2 times lost but enjoying the adventure so didn’t care
2 falls
5 bruises from playing tug of war with a 58 kg dog
37 train/trams caught
9 kg gained (today begins the living off oranges diet)
88 million birthday presents
1 family Christmas
1 dad absent for Christmas
73 packets of Polo mints purchased
2 new family members met
1 child fallen in love with
1 child fallen in love with me
3 cities, but many towns visited
1 amazing day at the Tate Modern
4 beds slept in
1 piece of writing started
46 hours in the air
6 hours in Dubai
1 horse fallen in love with
0 spiders seen
3 enjoyable coffees
1 man slipped my email address to on a tram and continued to communicate with
3 times too cold and wet to enjoy self
1 time ice-skated
0 times fallen whilst ice-skating for the first time!
1kg of rice boiled into mush
$70 spent on the ingredients for my birthday cake, of which I had one (heavenly) slice
1 cat missed
3 German inspired Christmas markets visited
1 hospital trip
1.1 kg American Cream Soda (sherbet) purchased for mother
7 cups of mulled wine consumed
1 falling out of bed experience

Thursday, November 14, 2013

Discoveries Made Today (By Me)

Discoveries Made Today:

  • Valium and caffeine cancel each other out (I’m not sure to what extreme that would work).

  • Traffic is good if you leave home just before 9am, but wait 15 minutes and you hit road works.

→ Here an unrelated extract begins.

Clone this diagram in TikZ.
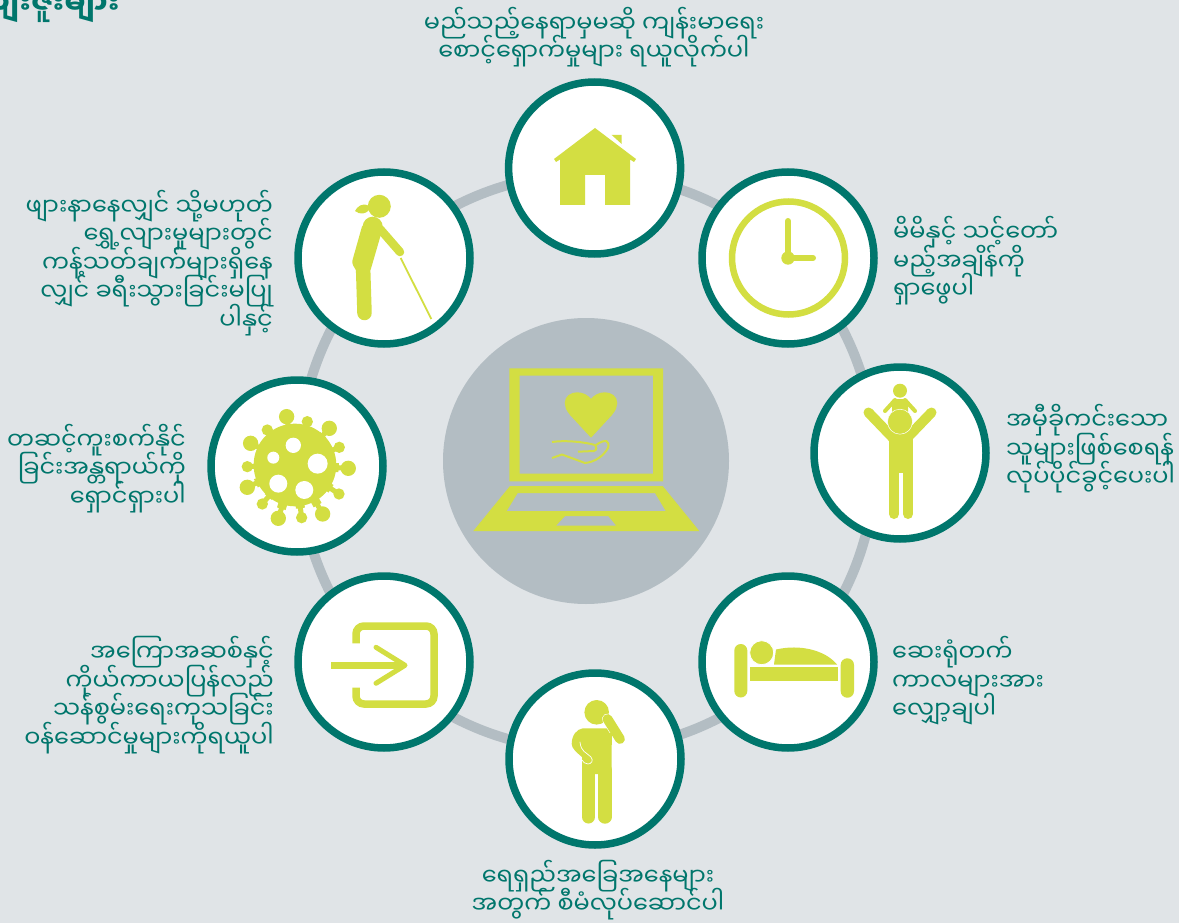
\documentclass[tikz,border=0pt]{standalone}
\usepackage{fontspec}
\usetikzlibrary{calc}
\newfontfamily\mm[Script=Myanmar]{Noto Sans Myanmar UI}
\definecolor{bgc}{HTML}{E0E4E7}
\definecolor{teal}{HTML}{00766C}
\definecolor{lime}{HTML}{D3DE42}
\definecolor{ringc}{HTML}{B3BDC3}
\newcommand\fl{\rule{0pt}{30pt}}
\newcommand\tightl{\lineskiplimit -1000pt\relax}
\tikzset{
  badge/.style={circle,draw=teal,line width=7.5pt,fill=white,minimum size=172pt,inner sep=0pt},
  lab/.style={text=teal,inner sep=0pt,font=\mm\fontsize{24}{28.5}\selectfont\tightl},
  wl/.style={draw=white,line width=0.7pt}
}
\begin{document}
\begin{tikzpicture}[x=1pt,y=-1pt,line cap=butt]
\useasboundingbox (0,0) rectangle (1179,923);
\clip (0,0) rectangle (1179,923);
\fill[bgc] (0,0) rectangle (1179,923);
\coordinate (cen) at (587,462);
\draw[ringc,line width=10pt] (cen) circle (288);
\node[circle,fill=ringc,minimum size=286pt,inner sep=0pt] (hub) at (586,461) {};
% badges
\node[badge] (home) at (594.6,168) {};
\node[badge] (clock) at (788,258) {};
\node[badge] (parent) at (900,453) {};
\node[badge] (bed) at (788,662) {};
\node[badge] (think) at (595,759) {};
\node[badge] (enter) at (384,662) {};
\node[badge] (virus) at (297,466) {};
\node[badge] (walk) at (384,258) {};
% laptop
\fill[lime,even odd rule] (509.3,368.3) rectangle (663,481.3) (519.7,375.7) rectangle (653,473.7);
\fill[lime,even odd rule] (510,486) -- (662.7,486) -- (699.3,531) -- (473.3,531) -- cycle
  (517.7,493) -- (655,493) -- (665.7,511) -- (506.7,511) -- cycle
  (565,516) -- (608.3,516) -- (616.3,525.7) -- (556,525.7) -- cycle;
\fill[lime] (591,437.7) -- (570,415) .. controls (566,410) and (564.7,407) .. (564.7,403) .. controls (564.7,396) and (571,392.3) .. (577,392.3) .. controls (583,392.3) and (588,395) .. (591,399) .. controls (594,395) and (599,392.3) .. (605,392.3) .. controls (611,392.3) and (617.3,396) .. (617.3,403) .. controls (617.3,407) and (616,410) .. (612,415) -- cycle;
\draw[lime,line width=2pt,line join=round] (552,442) .. controls (565,440) and (585,442) .. (595,445) .. controls (597,447) and (597,450) .. (594,451) -- (578,451.7);
\draw[lime,line width=2pt,line join=round] (552,458) -- (562,454.5) -- (585,463) .. controls (596,462) and (604,455) .. (608,448) .. controls (610,441) and (606,438) .. (596,445);
% house
\fill[lime] (595,128) -- (636,159) -- (634,162) -- (630,159.5) -- (630,205) -- (605,205) -- (605,175) -- (585,175) -- (585,205) -- (560,205) -- (560,159.5) -- (556,162) -- (554,159) -- cycle;
\fill[lime] (611.7,135) -- (621.7,135) -- (621.7,144) -- cycle;
% clock
\draw[lime,line width=6.5pt] (788.5,258) circle (56.5);
\draw[lime,line width=6pt,line cap=round] (788,221) -- (788,258) -- (813,258);
\fill[lime] (788,258) circle (6.7);
% parent and child
\fill[lime] (900,390.7) circle (7);
\draw[lime,line width=4pt,line cap=round] (895,400) -- (885,411);
\draw[lime,line width=4pt,line cap=round] (905,400) -- (915,411);
\fill[lime,rounded corners=2pt] (892,399) rectangle (908,415);
\draw[lime,line width=10pt,line cap=round] (868.5,412.5) -- (893,438);
\draw[lime,line width=10pt,line cap=round] (931.5,412.5) -- (907,438);
\fill[lime] (889,432) rectangle (913,473);
\draw[lime,line width=10pt,line cap=round] (894,465) -- (894,514);
\draw[lime,line width=10pt,line cap=round] (908,465) -- (908,514);
\fill[lime,draw=white,line width=0.5pt] (900,421.7) circle (12.5);
% bed
\fill[lime,rounded corners=6.5pt] (734.3,644) rectangle (747.3,697.5);
\fill[lime,rounded corners=6.5pt] (840.7,658.3) rectangle (854,697.7);
\fill[lime] (750,666.7) rectangle (837.7,681);
\fill[lime] (774,664.5) -- (776,649.5) .. controls (800,644) and (825,650) .. (837,664.5) -- cycle;
\fill[lime,draw=white,line width=0.8pt] (761.7,652.7) circle (12);
% thinking person
\fill[lime] (596.7,712.3) circle (12.3);
\fill[lime] (583,728.3) -- (611.7,728.3) -- (611.7,774) -- (582,774) -- (582,757) .. controls (576,752) and (571.7,748) .. (571.7,744) .. controls (571.7,735) and (577,729) .. (583,728.3) -- cycle;
\draw[lime,line width=13pt,line cap=round] (588.5,770) -- (588.5,817);
\draw[lime,line width=13.4pt,line cap=round] (605,770) -- (605,817);
\draw[wl,line cap=round] (580,742) .. controls (581,752) and (586,752) .. (591,757) .. controls (594,761) and (591,764) .. (588,764) .. controls (585,764) and (583,762) .. (582,760);
\draw[white,line width=11pt,line cap=round] (607.5,719) -- (620,739);
\draw[lime,line width=9.8pt,line cap=round] (607.5,719) -- (620,739);
\fill[lime] (611.7,733) rectangle (606,745);
% enter
\draw[lime,line width=7.5pt,rounded corners=8pt] (356,643.3) -- (356,626) -- (434,626) -- (434,704) -- (356,704) -- (356,687.7);
\draw[lime,line width=7.5pt] (331,665.5) -- (401,665.5);
\draw[lime,line width=5pt,line cap=round,line join=round] (376,647.3) -- (405,665.3) -- (376,683.3);
% virus
\begin{scope}[shift={(0,370)},scale=0.3333]
\coordinate (vc) at (885,285);
\fill[lime] (vc) circle (124);
\foreach \x/\y/\r in {860/140/23,922/155/17,988/175/23,1018/232/17,1045/295/23,1017/372/17,968/432/23,905/443/17,835/445/23,787/402/17,742/352/23,742/290/17,752/220/23,802/180/17}{
  \draw[lime,line width=5pt] (vc) -- (\x,\y);
  \draw[lime,line width=9pt] (vc) -- ($(vc)!0.82!(\x,\y)$);
  \fill[lime] (\x,\y) circle (\r);
}
\foreach \x/\y/\r in {880/226/23,820/263/18,953/281/30,835/341/27,913/360/27}{
  \fill[white] (\x,\y) circle (\r);
}
\end{scope}
% walker
\fill[lime] (379.3,206.3) circle (11.5);
\fill[lime] (369,206) .. controls (362,202) and (357,207) .. (355,211) .. controls (360,215) and (366,214) .. (369,210) -- cycle;
\draw[lime,line width=1.8pt] (400.7,258) -- (431.3,319);
\draw[lime,line width=8.5pt,line cap=round] (380,229) -- (400,252);
\fill[lime] (372.7,226.7) circle (10);
\fill[lime,rounded corners=3pt] (362.7,224) -- (382.5,229) -- (370,272) -- (357,272) -- (351.7,263) -- cycle;
\draw[lime,line width=14.5pt,line cap=round] (363,265) -- (364.5,313);
% labels
\node[lab,anchor=north east,align=right,font=\mm\fontsize{30}{30}\selectfont\bfseries] (ltitle) at (120,-17) {\fl အကျိုးကျေးဇူးများ};
\node[lab,anchor=north,align=center] (lhome) at (594,2) {\fl မည်သည့်နေရာမှမဆို ကျန်းမာရေး\\စောင့်ရှောက်မှုများ ရယူလိုက်ပါ};
\node[lab,anchor=north west,align=left] (lclock) at (893,211.5) {\fl မိမိနှင့် သင့်တော်\\မည့်အချိန်ကို\\ရှာဖွေပါ};
\node[lab,anchor=north west,align=left] (lparent) at (1006,399.5) {\fl အမှီခိုကင်းသော\\သူများဖြစ်စေရန်\\လုပ်ပိုင်ခွင့်ပေးပါ};
\node[lab,anchor=north west,align=left] (lbed) at (892,631.5) {\fl ဆေးရုံတက်\\ကာလများအား\\လျှော့ချပါ};
\node[lab,anchor=north,align=center] (lthink) at (598,855) {\fl ရေရှည်အခြေအနေများ\\အတွက် စီမံလုပ်ဆောင်ပါ};
\node[lab,anchor=north east,align=right] (lenter) at (274,631.5) {\fl အကြောအဆစ်နှင့်\\ကိုယ်ကာယပြန်လည်\\သန်စွမ်းရေးကုသခြင်း\\ဝန်ဆောင်မှုများကိုရယူပါ};
\node[lab,anchor=north east,align=right] (lvirus) at (186,419) {\fl တဆင့်ကူးစက်နိုင်\\ခြင်းအန္တရာယ်ကို\\ရှောင်ရှားပါ};
\node[lab,anchor=north east,align=right] (lwalk) at (273,185) {\fl ဖျားနာနေလျှင် သို့မဟုတ်\\ရွှေ့လျားမှုများတွင်\\ကန့်သတ်ချက်များရှိနေ\\လျှင် ခရီးသွားခြင်းမပြု\\ပါနှင့်};
\end{tikzpicture}
\end{document}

  • I’m really assertive in my head; it doesn’t often make it to my mouth though.

  • Installing a new computer game can take hours.

  • I look good in all black with just a patch of purple on the tips of a black scarf for some contrast.

  • I can handle being in a busy shopping centre with the caffeine / lots of Valium combination.

  • I can cope with cold better than most (Australian) people – this gives me some hope for up coming UK trip. (13 days)


  • Buying the fromagerie for sale in Toorak is probably an unwise life decision when I’m in my pyjamas by 6pm.